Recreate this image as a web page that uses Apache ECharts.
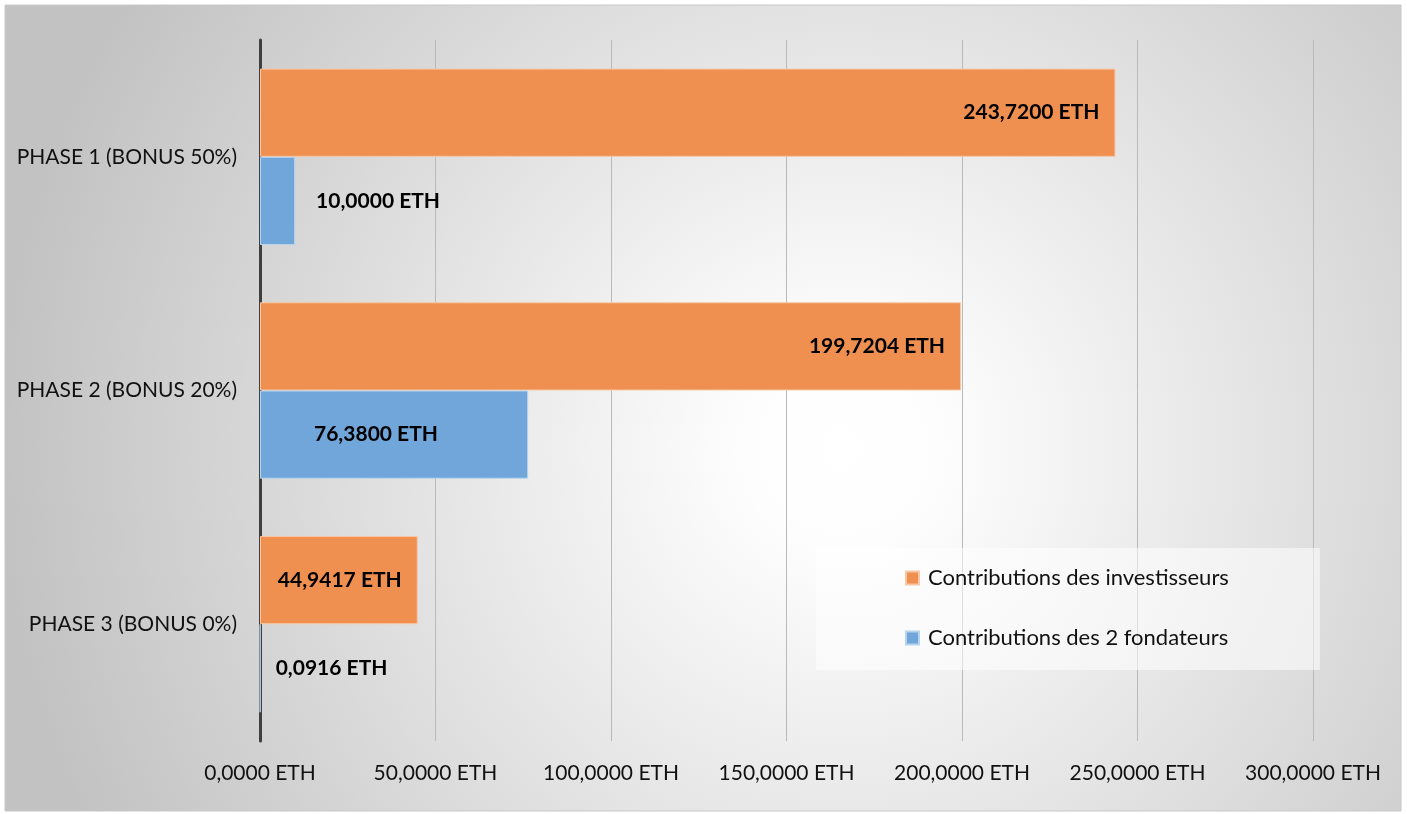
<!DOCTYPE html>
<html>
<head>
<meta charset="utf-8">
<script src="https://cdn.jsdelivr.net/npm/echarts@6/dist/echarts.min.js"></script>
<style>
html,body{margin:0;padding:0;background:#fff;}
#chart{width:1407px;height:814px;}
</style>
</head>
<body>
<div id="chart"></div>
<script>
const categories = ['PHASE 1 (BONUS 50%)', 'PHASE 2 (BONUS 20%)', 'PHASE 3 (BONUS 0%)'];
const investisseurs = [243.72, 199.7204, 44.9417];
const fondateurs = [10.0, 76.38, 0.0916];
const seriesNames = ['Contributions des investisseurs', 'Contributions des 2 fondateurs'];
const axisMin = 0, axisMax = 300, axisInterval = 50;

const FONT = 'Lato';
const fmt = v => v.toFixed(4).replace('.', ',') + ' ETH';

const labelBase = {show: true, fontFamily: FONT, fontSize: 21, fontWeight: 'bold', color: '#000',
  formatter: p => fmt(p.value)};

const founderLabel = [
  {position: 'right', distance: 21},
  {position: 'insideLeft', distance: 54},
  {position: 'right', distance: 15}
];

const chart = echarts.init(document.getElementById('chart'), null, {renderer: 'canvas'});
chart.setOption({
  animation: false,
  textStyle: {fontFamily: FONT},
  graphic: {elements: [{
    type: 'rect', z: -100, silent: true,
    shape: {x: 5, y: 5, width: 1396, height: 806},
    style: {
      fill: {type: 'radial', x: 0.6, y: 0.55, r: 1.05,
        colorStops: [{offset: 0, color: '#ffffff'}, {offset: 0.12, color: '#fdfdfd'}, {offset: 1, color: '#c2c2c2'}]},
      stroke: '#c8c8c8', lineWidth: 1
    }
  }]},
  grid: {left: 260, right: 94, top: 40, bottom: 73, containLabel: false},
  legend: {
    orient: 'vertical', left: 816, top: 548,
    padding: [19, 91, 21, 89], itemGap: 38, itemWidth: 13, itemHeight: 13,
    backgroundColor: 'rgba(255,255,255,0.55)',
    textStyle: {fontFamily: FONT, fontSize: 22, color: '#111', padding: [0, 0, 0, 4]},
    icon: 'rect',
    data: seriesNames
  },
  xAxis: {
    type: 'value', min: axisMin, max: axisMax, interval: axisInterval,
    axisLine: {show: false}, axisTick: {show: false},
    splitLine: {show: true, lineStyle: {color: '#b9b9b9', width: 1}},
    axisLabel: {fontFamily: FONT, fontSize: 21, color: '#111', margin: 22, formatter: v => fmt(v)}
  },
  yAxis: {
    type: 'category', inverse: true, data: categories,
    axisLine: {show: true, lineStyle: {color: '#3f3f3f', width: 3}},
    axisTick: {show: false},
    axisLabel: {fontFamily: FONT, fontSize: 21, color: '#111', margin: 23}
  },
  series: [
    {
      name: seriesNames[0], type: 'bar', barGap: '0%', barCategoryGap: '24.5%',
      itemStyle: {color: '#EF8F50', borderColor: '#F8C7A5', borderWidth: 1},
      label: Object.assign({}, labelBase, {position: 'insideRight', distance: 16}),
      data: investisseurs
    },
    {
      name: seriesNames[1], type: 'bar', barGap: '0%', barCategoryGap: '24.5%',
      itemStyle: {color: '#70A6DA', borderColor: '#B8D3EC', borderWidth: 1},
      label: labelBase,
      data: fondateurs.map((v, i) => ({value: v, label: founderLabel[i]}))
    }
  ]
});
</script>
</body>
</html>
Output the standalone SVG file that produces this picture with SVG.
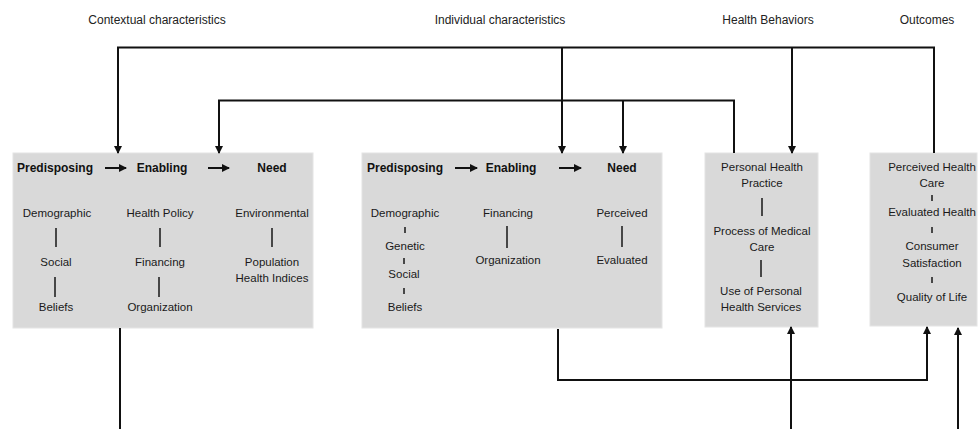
★ ★ ★ ★
▸ What you are asked to do:
Pictures in the records above are not copied; print everything else exactly.

▸ Solution below:
Recreate this image as a web page that uses Apache ECharts.
<!DOCTYPE html>
<html>
<head>
<meta charset="utf-8">
<script src="https://cdn.jsdelivr.net/npm/echarts@6/dist/echarts.min.js"></script>
<style>
html,body{margin:0;padding:0;background:#fff;}
#chart{width:1407px;height:814px;}
</style>
</head>
<body>
<div id="chart"></div>
<script>
const categories = ['PHASE 1 (BONUS 50%)', 'PHASE 2 (BONUS 20%)', 'PHASE 3 (BONUS 0%)'];
const investisseurs = [243.72, 199.7204, 44.9417];
const fondateurs = [10.0, 76.38, 0.0916];
const seriesNames = ['Contributions des investisseurs', 'Contributions des 2 fondateurs'];
const axisMin = 0, axisMax = 300, axisInterval = 50;

const FONT = 'Lato';
const fmt = v => v.toFixed(4).replace('.', ',') + ' ETH';

const labelBase = {show: true, fontFamily: FONT, fontSize: 21, fontWeight: 'bold', color: '#000',
  formatter: p => fmt(p.value)};

const founderLabel = [
  {position: 'right', distance: 21},
  {position: 'insideLeft', distance: 54},
  {position: 'right', distance: 15}
];

const chart = echarts.init(document.getElementById('chart'), null, {renderer: 'canvas'});
chart.setOption({
  animation: false,
  textStyle: {fontFamily: FONT},
  graphic: {elements: [{
    type: 'rect', z: -100, silent: true,
    shape: {x: 5, y: 5, width: 1396, height: 806},
    style: {
      fill: {type: 'radial', x: 0.6, y: 0.55, r: 1.05,
        colorStops: [{offset: 0, color: '#ffffff'}, {offset: 0.12, color: '#fdfdfd'}, {offset: 1, color: '#c2c2c2'}]},
      stroke: '#c8c8c8', lineWidth: 1
    }
  }]},
  grid: {left: 260, right: 94, top: 40, bottom: 73, containLabel: false},
  legend: {
    orient: 'vertical', left: 816, top: 548,
    padding: [19, 91, 21, 89], itemGap: 38, itemWidth: 13, itemHeight: 13,
    backgroundColor: 'rgba(255,255,255,0.55)',
    textStyle: {fontFamily: FONT, fontSize: 22, color: '#111', padding: [0, 0, 0, 4]},
    icon: 'rect',
    data: seriesNames
  },
  xAxis: {
    type: 'value', min: axisMin, max: axisMax, interval: axisInterval,
    axisLine: {show: false}, axisTick: {show: false},
    splitLine: {show: true, lineStyle: {color: '#b9b9b9', width: 1}},
    axisLabel: {fontFamily: FONT, fontSize: 21, color: '#111', margin: 22, formatter: v => fmt(v)}
  },
  yAxis: {
    type: 'category', inverse: true, data: categories,
    axisLine: {show: true, lineStyle: {color: '#3f3f3f', width: 3}},
    axisTick: {show: false},
    axisLabel: {fontFamily: FONT, fontSize: 21, color: '#111', margin: 23}
  },
  series: [
    {
      name: seriesNames[0], type: 'bar', barGap: '0%', barCategoryGap: '24.5%',
      itemStyle: {color: '#EF8F50', borderColor: '#F8C7A5', borderWidth: 1},
      label: Object.assign({}, labelBase, {position: 'insideRight', distance: 16}),
      data: investisseurs
    },
    {
      name: seriesNames[1], type: 'bar', barGap: '0%', barCategoryGap: '24.5%',
      itemStyle: {color: '#70A6DA', borderColor: '#B8D3EC', borderWidth: 1},
      label: labelBase,
      data: fondateurs.map((v, i) => ({value: v, label: founderLabel[i]}))
    }
  ]
});
</script>
</body>
</html>
Output the standalone SVG file that produces this picture with SVG.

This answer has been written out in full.